-- What you have to do --
Up to and including the line with "const sliceColors = ['#6d6d6d', '#5c5c5c', '#898989'];", write out the listing from its first line, minus the pictures.

-- Provided data --
____

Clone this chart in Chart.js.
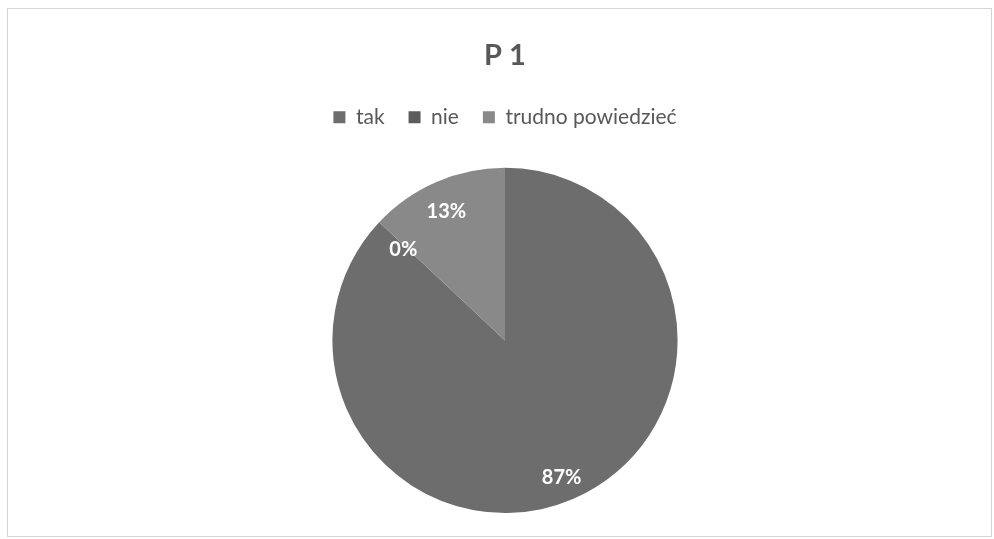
<!DOCTYPE html>
<html>
<head>
<meta charset="utf-8">
<script src="https://cdn.jsdelivr.net/npm/chart.js@4.4.0/dist/chart.umd.min.js"></script>
<style>
  body { margin: 0; background: #fff; }
  #box {
    position: absolute; left: 7px; top: 8px;
    width: 983px; height: 527px;
    border: 1px solid #d4d4d4;
    background: #fff;
  }
</style>
</head>
<body>
<div id="box"><canvas id="pieChart" width="983" height="527"></canvas></div>
<script>
// data
const categories = ['tak', 'nie', 'trudno powiedzieć'];
const shares = [87, 0, 13];
const sliceColors = ['#6d6d6d', '#5c5c5c', '#898989'];

// draws the % labels inside each slice
const sliceLabels = {
  id: 'sliceLabels',
  afterDatasetsDraw(chart) {
    const ctx = chart.ctx;
    const meta = chart.getDatasetMeta(0);
    ctx.save();
    ctx.fillStyle = '#ffffff';
    ctx.font = 'bold 20px Lato';
    ctx.textAlign = 'center';
    ctx.textBaseline = 'middle';
    meta.data.forEach((arc, i) => {
      const mid = (arc.startAngle + arc.endAngle) / 2;
      const r = arc.outerRadius * (shares[i] === 0 ? 0.8 : 0.84);
      ctx.fillText(shares[i] + '%', arc.x + Math.cos(mid) * r - 1, arc.y + Math.sin(mid) * r + 4);
    });
    ctx.restore();
  }
};

// extra gap under the legend
const legendGap = {
  id: 'legendGap',
  beforeInit(chart) {
    const fit = chart.legend.fit;
    chart.legend.fit = function () {
      fit.call(this);
      this.height += 30;
    };
  }
};

new Chart(document.getElementById('pieChart'), {
  type: 'pie',
  data: {
    labels: categories,
    datasets: [{
      data: shares,
      backgroundColor: sliceColors,
      borderWidth: 0
    }]
  },
  plugins: [sliceLabels, legendGap],
  options: {
    responsive: false,
    animation: false,
    layout: { padding: { left: 11, bottom: 23 } },
    plugins: {
      title: {
        display: true,
        text: 'P 1',
        color: '#585858',
        font: { family: 'Lato', size: 29, weight: 'bold', lineHeight: 1.2 },
        padding: { top: 29, bottom: 10 }
      },
      legend: {
        display: true,
        position: 'top',
        labels: {
          color: '#585858',
          font: { family: 'Lato', size: 21 },
          boxWidth: 12,
          boxHeight: 12,
          padding: 24
        }
      },
      tooltip: { enabled: false }
    }
  }
});
</script>
</body>
</html>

____

-- Response to this exercise --
Clone this chart in Chart.js.
<!DOCTYPE html>
<html>
<head>
<meta charset="utf-8">
<script src="https://cdn.jsdelivr.net/npm/chart.js@4.4.0/dist/chart.umd.min.js"></script>
<style>
  body { margin: 0; background: #fff; }
  #box {
    position: absolute; left: 7px; top: 8px;
    width: 983px; height: 527px;
    border: 1px solid #d4d4d4;
    background: #fff;
  }
</style>
</head>
<body>
<div id="box"><canvas id="pieChart" width="983" height="527"></canvas></div>
<script>
// data
const categories = ['tak', 'nie', 'trudno powiedzieć'];
const shares = [87, 0, 13];
const sliceColors = ['#6d6d6d', '#5c5c5c', '#898989'];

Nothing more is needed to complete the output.